20" bar your biggest bar. I guess if thats all you have you can make it work but common though is a bar at least half the diameter of the wood and a saw strong enough to run it. Good luck


----------



## randyg (May 21, 2010)

Kaptain_K said:


> I meant that I'd use my 20" bar and take wedges out of the base until I can reach through to make a felling cut. It resembles an apple core..I guess I made it up. I thought it was official jargon.




Works ok for beavers


----------



## Brodie (May 21, 2010)

Honestly you are just making things hard for yourself. I dont know what sort of position you are in but when i was in a similar situation I went and got a bigger saw and its paying for its self very well now i dont even have to think about saws being an issue. As for actually removing the trunk from the property well cheapest option is to block it up into manageable pieces and hand load onto the back of the truck otherwise you would have to look at some sort of loader. 

One of the best options would be to get a bigger saw if you are working with trees professionally. It may seem like alot of money up-front but it pays for its self. Think of it this way if it takes you 20 minutes to "Apple Core" the trunk it would take me no more that 5-10 minutes so you can you are already saving money in man hours. 

Just my two cents worth. 
Brodie


----------



## 2FatGuys (May 21, 2010)

I'm a little confused... 5' diameter and only 15' tall? The cottonwoods around here that are close to 5' diameter would still be at least 4' diameter at 15' high!

How are you taking down the rest of the tree? What are you using to get it down to 15' tall?

I'm thinking if you have to ask how to deal with this size wood, you probably don't need to take the risk of handling it.


----------



## Kaptain_K (May 21, 2010)

Yes, it's 5' diameter up to about 15', then the limbs separate into multiple trunks and are manageable with my 20"

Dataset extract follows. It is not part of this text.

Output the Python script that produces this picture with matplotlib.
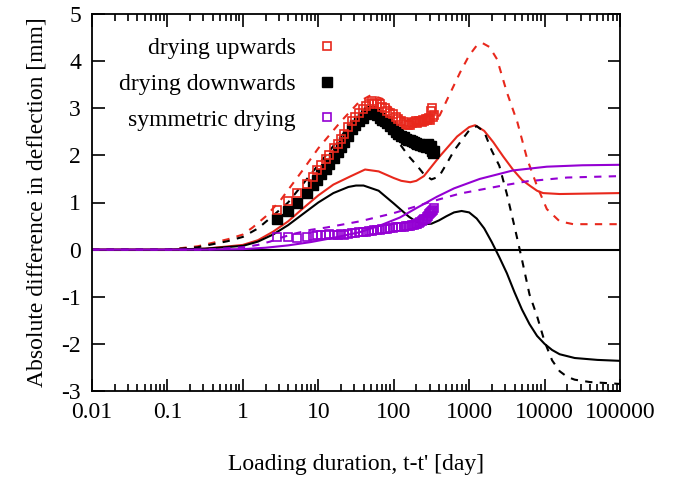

Apple coring, Yep, works for beavers, exactly what I was thinking. I will use my bucket truck for the tree itself, it's a good 50-60' foot tall. No problems there.

I agree, I need a bigger saw. Last time I 'apple-cored' a trunk, it took me over an hour....plunging, wedging, sharpening up the chain, knocking out the wedges, pain in the arse. 

Moved on to Plan #2: I did a tradeout with another tree guy today...his chipper is down so I'm swapping him my chipper for the weekend, and he's bringing his 36" saw on Monday and we'll tackle the tree together. 

2FatGuys: Yes, it's true, I am not an seasoned tree man, but I do have lot of ground experience with trees, and saws, and now I've got some bigger tree equipment, so I'm putting it to good use by renting it out, using it, learning whenever I can, and stretching to bigger jobs whenever I can. I learn by watching, doing, and asking questions. I tackle new opportunities every day by reading, researching, asking questions, doing it wrong several times, and then ultimately mastering whatever task I'm up against. So yeah, that's why I'm here asking for typical ways or good ideas for removing that last massive hunk of a trunk that I'll be staring at towards the end of the job. Once I do it a few times, I won't ask anymore, okay?

Thanks for the replies guys. I do have a boner for a new jumbo sized saw....a couple more jobs and I'll have it. I told my girlfriend I "needed a longer bar", and she agreed, so it shoudn't be a problem to go buy one! 
Kap't K


----------



## squad143 (May 22, 2010)

If the trading thing works, great. 
If not, then check out the rental shops. 
No sense buying a saw that you'll only use once or twice a year. (unless you get a great deal on kijiji).


----------



## gilraine (May 22, 2010)

you bought a bucket truck, before a large saw?????????? am I the only one who sees this as backwards???? can you climb without the bucket???I don't want this to seem harsh, but I think you have the priorities a little skewed...


----------



## tree MDS (May 23, 2010)

gilraine said:


> you bought a bucket truck, before a large saw?????????? am I the only one who sees this as backwards???? can you climb without the bucket???I don't want this to seem harsh, but I think you have the priorities a little skewed...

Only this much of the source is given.